-- YOUR GOAL --
Restate exactly the lines that run from the start of the records below to the line containing "plt.rcParams['font.family'] = ['Liberation", counting both ends, and nothing else; pictures stay out.

==*==

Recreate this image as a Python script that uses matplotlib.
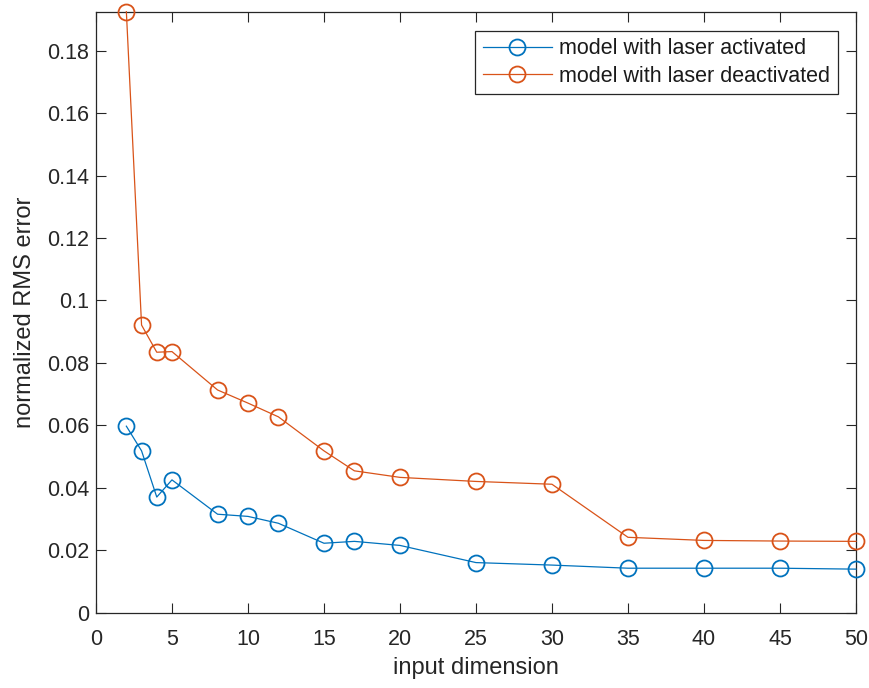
import matplotlib
matplotlib.use("Agg")
import matplotlib.pyplot as plt
from matplotlib.ticker import MultipleLocator

plt.rcParams['font.family'] = ['Liberation Sans', 'DejaVu Sans']

dims = [2, 3, 4, 5, 8, 10, 12, 15, 17, 20, 25, 30, 35, 40, 45, 50]
err_laser_on = [0.0597, 0.0518, 0.0370, 0.0425, 0.0315, 0.0308, 0.0286,
                0.0222, 0.0228, 0.0215, 0.0160, 0.0152, 0.0142, 0.0142,
                0.0142, 0.0139]
err_laser_off = [0.1925, 0.0921, 0.0834, 0.0836, 0.0713, 0.0671, 0.0627,
                 0.0518, 0.0454, 0.0433, 0.0420, 0.0411, 0.0241, 0.0231,
                 0.0229, 0.0228]
series_labels = ['model with laser activated', 'model with laser deactivated']

blue = '#0072BD'
orange = '#D95319'
axis_col = '#262626'

fig = plt.figure(figsize=(8.7, 6.88), dpi=100)
ax = fig.add_axes([0.1103, 0.1097, 0.8736, 0.8733])

for y, c, lab in [(err_laser_on, blue, series_labels[0]),
                  (err_laser_off, orange, series_labels[1])]:
    ax.plot(dims, y, color=c, lw=0.9, marker='o', ms=11.5,
            mfc='none', mec=c, mew=1.3, label=lab, clip_on=False, zorder=3)

ax.set_xlim(0, 50)
ax.set_ylim(0, 0.1925)
ax.xaxis.set_major_locator(MultipleLocator(5))
ax.set_yticks([0, 0.02, 0.04, 0.06, 0.08, 0.1, 0.12, 0.14, 0.16, 0.18])
ax.set_yticklabels(['0', '0.02', '0.04', '0.06', '0.08', '0.1', '0.12',
                    '0.14', '0.16', '0.18'])

ax.tick_params(direction='in', length=7, width=0.8, colors=axis_col,
               labelsize=15.5, top=True, right=True, pad=5)
ax.tick_params(axis='x', pad=12)
for s in ax.spines.values():
    s.set_color(axis_col)
    s.set_linewidth(0.9)

ax.set_xlabel('input dimension', fontsize=17, color=axis_col, labelpad=5)
ax.set_ylabel('normalized RMS error', fontsize=17, color=axis_col, labelpad=8)

leg = ax.legend(loc='upper right', bbox_to_anchor=(0.976, 0.968),
                fontsize=15.5, frameon=True, fancybox=False, framealpha=1,
                edgecolor=axis_col, borderpad=0.35, labelspacing=0.3,
                handlelength=3.2, handletextpad=0.35, borderaxespad=0)
leg.get_frame().set_linewidth(0.9)
for t in leg.get_texts():
    t.set_color('#1a1a1a')

fig.savefig('out.png', dpi=100)
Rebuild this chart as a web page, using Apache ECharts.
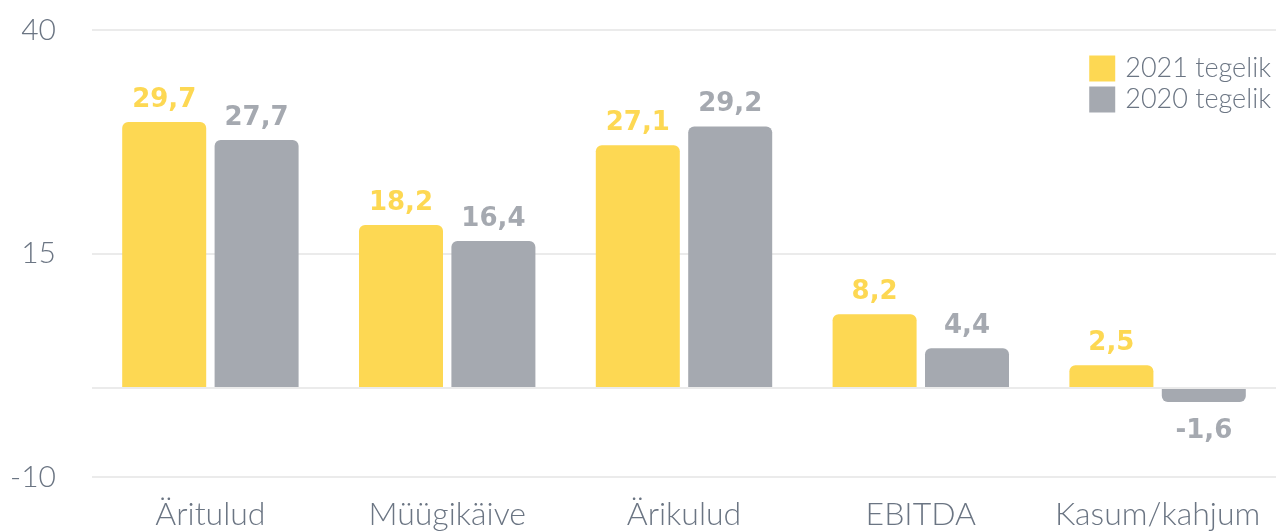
<!DOCTYPE html>
<html>
<head>
<meta charset="utf-8">
<script src="https://cdn.jsdelivr.net/npm/echarts@6/dist/echarts.min.js"></script>
<style>
  html, body { margin: 0; padding: 0; background: #fff; }
  #chart { width: 1276px; height: 532px; }
</style>
</head>
<body>
<div id="chart"></div>
<script>
var categories = ['Äritulud', 'Müügikäive', 'Ärikulud', 'EBITDA', 'Kasum/kahjum']
var seriesNames = ['2021 tegelik', '2020 tegelik']
var values2021 = [29.7, 18.2, 27.1, 8.2, 2.5]
var values2020 = [27.7, 16.4, 29.2, 4.4, -1.6]
var yTicks = [-10, 15, 40]

var yellow = '#FDD853'
var grey = '#A5A9B0'
var textColor = '#6B7583'

// negatiivne tulp: silt alla, ümarad nurgad all
function toItems(arr) {
  return arr.map(function (v) {
    if (v < 0) {
      return {
        value: v,
        label: { position: 'bottom', distance: 16 },
        itemStyle: { borderRadius: [0, 0, 6, 6] }
      }
    }
    return v
  })
}

function makeSeries(name, data, color) {
  return {
    name: name,
    type: 'bar',
    barWidth: 84,
    barGap: '10%',
    itemStyle: { color: color, borderRadius: [6, 6, 0, 0] },
    label: {
      show: true,
      position: 'top',
      distance: 9,
      color: color,
      fontFamily: 'DejaVu Sans',
      fontWeight: 'bold',
      fontSize: 26,
      formatter: function (p) { return String(p.value).replace('.', ',') }
    },
    data: toItems(data)
  }
}

var chart = echarts.init(document.getElementById('chart'))
var s1 = makeSeries(seriesNames[0], values2021, yellow)
var s2 = makeSeries(seriesNames[1], values2020, grey)
s1.markLine = {
  silent: true,
  symbol: 'none',
  label: { show: false },
  lineStyle: { color: '#EBEBEB', width: 2, type: 'solid' },
  data: [{ yAxis: 0 }],
  animation: false
}

chart.setOption({
  animation: false,
  grid: { left: 92, right: 0, top: 30, bottom: 55 },
  legend: {
    orient: 'vertical',
    right: 0,
    top: 50,
    icon: 'rect',
    itemWidth: 26,
    itemHeight: 26,
    itemGap: 4,
    textStyle: { color: textColor, fontFamily: 'Lato', fontWeight: 300, fontSize: 27, padding: [0, 0, 0, 5] },
    data: seriesNames
  },
  xAxis: {
    type: 'category',
    data: categories,
    axisLine: { show: false, onZero: false },
    axisTick: { show: false },
    axisLabel: {
      interval: 0,
      margin: 22,
      color: textColor,
      fontFamily: 'Lato',
      fontWeight: 300,
      fontSize: 32
    }
  },
  yAxis: {
    type: 'value',
    min: yTicks[0],
    max: yTicks[yTicks.length - 1],
    interval: yTicks[1] - yTicks[0],
    axisLine: { show: false },
    axisTick: { show: false },
    splitLine: { lineStyle: { color: '#EBEBEB', width: 2 } },
    axisLabel: {
      margin: 36,
      color: textColor,
      fontFamily: 'Lato',
      fontWeight: 300,
      fontSize: 30
    }
  },
  series: [s1, s2]
})
</script>
</body>
</html>
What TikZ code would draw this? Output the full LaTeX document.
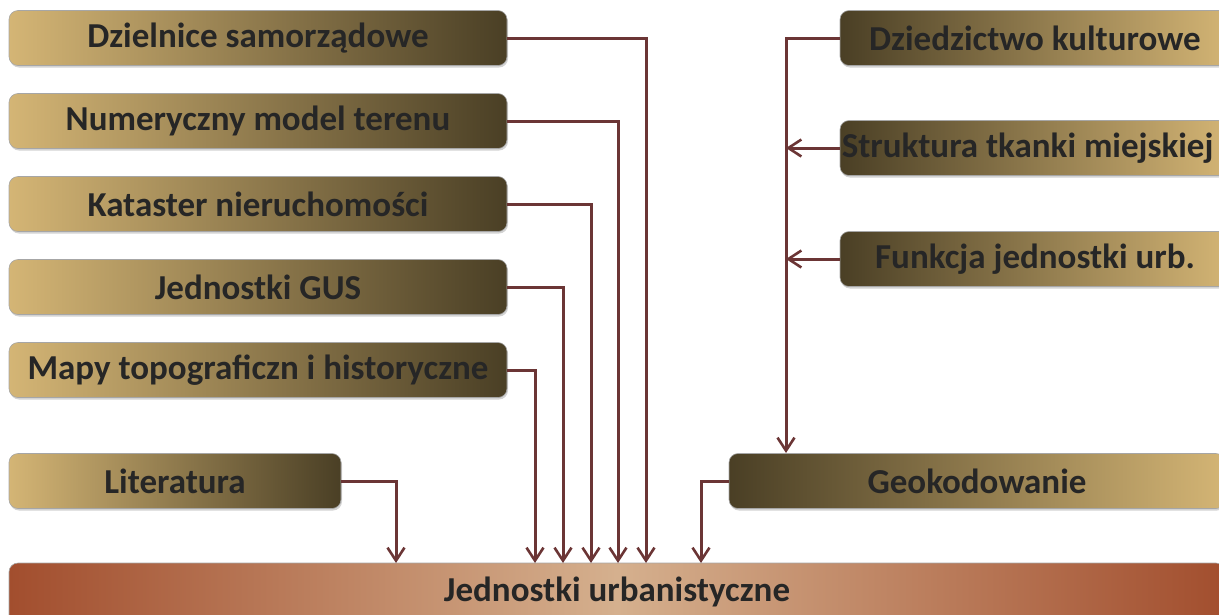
\documentclass[tikz,border=0pt]{standalone}
\usepackage{fontspec}
\setmainfont{Carlito}
\usetikzlibrary{arrows.meta,shadows}
\definecolor{tanL}{HTML}{D4B575}
\definecolor{tanD}{HTML}{4A3F25}
\definecolor{rust}{HTML}{A24E2E}
\definecolor{rustL}{HTML}{D5B08E}
\definecolor{conn}{HTML}{6B3535}
\definecolor{txt}{HTML}{262626}
\tikzset{
  lbl/.style={font=\fontsize{35}{38}\selectfont\bfseries, text=txt},
  box/.style={draw=gray!70, line width=0.6pt, rounded corners=9pt, minimum height=55pt,
    inner sep=0pt, lbl,
    drop shadow={shadow xshift=1pt, shadow yshift=-2pt, opacity=0.35}},
  lbox/.style={box, left color=tanL, right color=tanD},
  rbox/.style={box, left color=tanD, right color=tanL},
  arr/.style={draw=conn, line width=3pt, -{Straight Barb[length=13pt,width=17pt,line width=2.6pt]}}
}
\begin{document}
\begin{tikzpicture}[x=1pt,y=-1pt]
\useasboundingbox (0,0) rectangle (1219,614);
\clip (0,0) rectangle (1219,614);
% left boxes
\node[lbox, minimum width=498pt] (d1) at (258,38) {Dzielnice samorządowe};
\node[lbox, minimum width=498pt] (d2) at (258,121) {Numeryczny model terenu};
\node[lbox, minimum width=498pt] (d3) at (258,204) {Kataster nieruchomości};
\node[lbox, minimum width=498pt] (d4) at (258,287) {Jednostki GUS};
\node[lbox, minimum width=498pt] (d5) at (258,370) {Mapy topograficzn i historyczne};
\node[lbox, minimum width=332pt] (lit) at (175,481) {Literatura};
% right boxes
\node[rbox, minimum width=390pt] (r1) at (1035,38) {Dziedzictwo kulturowe};
\node[rbox, minimum width=390pt] (r2) at (1035,148) {};
\node[lbl, anchor=east] (r2t) at (1217,148) {Struktura tkanki miejskiej};
\node[rbox, minimum width=390pt] (r3) at (1035,259) {Funkcja jednostki urb.};
\node[rbox, minimum width=496pt] (geo) at (977,481) {Geokodowanie};
% bottom box
\node[box, minimum width=1216pt, minimum height=70pt, left color=rust, right color=rust, middle color=rustL] (jed) at (617,598) {};
\node[lbl] (jedt) at (617,592) {Jednostki urbanistyczne};
% targets
\coordinate (t0) at (396,563);
\coordinate (t1) at (535,563);
\coordinate (t2) at (563,563);
\coordinate (t3) at (591,563);
\coordinate (t4) at (618,563);
\coordinate (t5) at (646,563);
\coordinate (t6) at (701,563);
\coordinate (g1) at (786,453);
% connectors
\draw[arr] (d1.east) -| (t5);
\draw[arr] (d2.east) -| (t4);
\draw[arr] (d3.east) -| (t3);
\draw[arr] (d4.east) -| (t2);
\draw[arr] (d5.east) -| (t1);
\draw[arr] (lit.east) -| (t0);
\draw[arr] (geo.west) -| (t6);
\draw[arr] (r1.west) -| (g1);
\draw[arr] (r2.west) -- (r2.west -| g1);
\draw[arr] (r3.west) -- (r3.west -| g1);
\end{tikzpicture}
\end{document}
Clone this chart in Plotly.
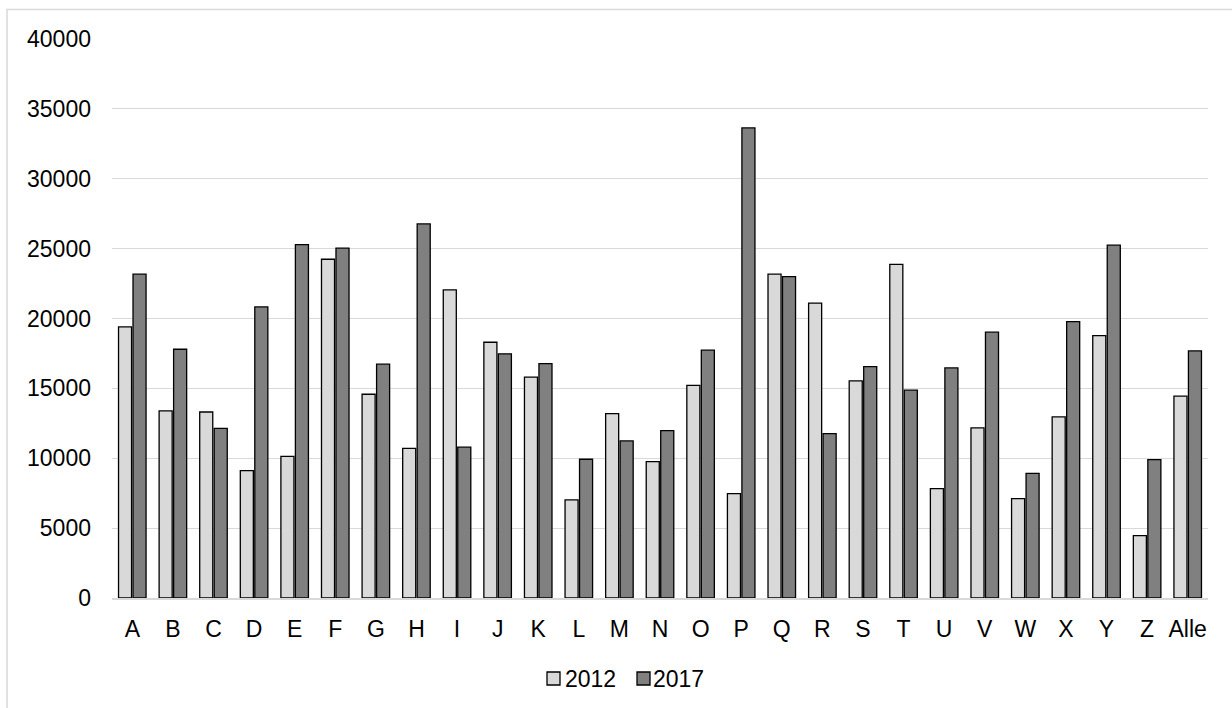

==*==

-- RESULT OF THIS EXERCISE --
Recreate this image as a Python script that uses matplotlib.
import matplotlib
matplotlib.use("Agg")
import matplotlib.pyplot as plt
from matplotlib.ticker import MultipleLocator

plt.rcParams['font.family'] = ['Liberation Sans', 'DejaVu Sans']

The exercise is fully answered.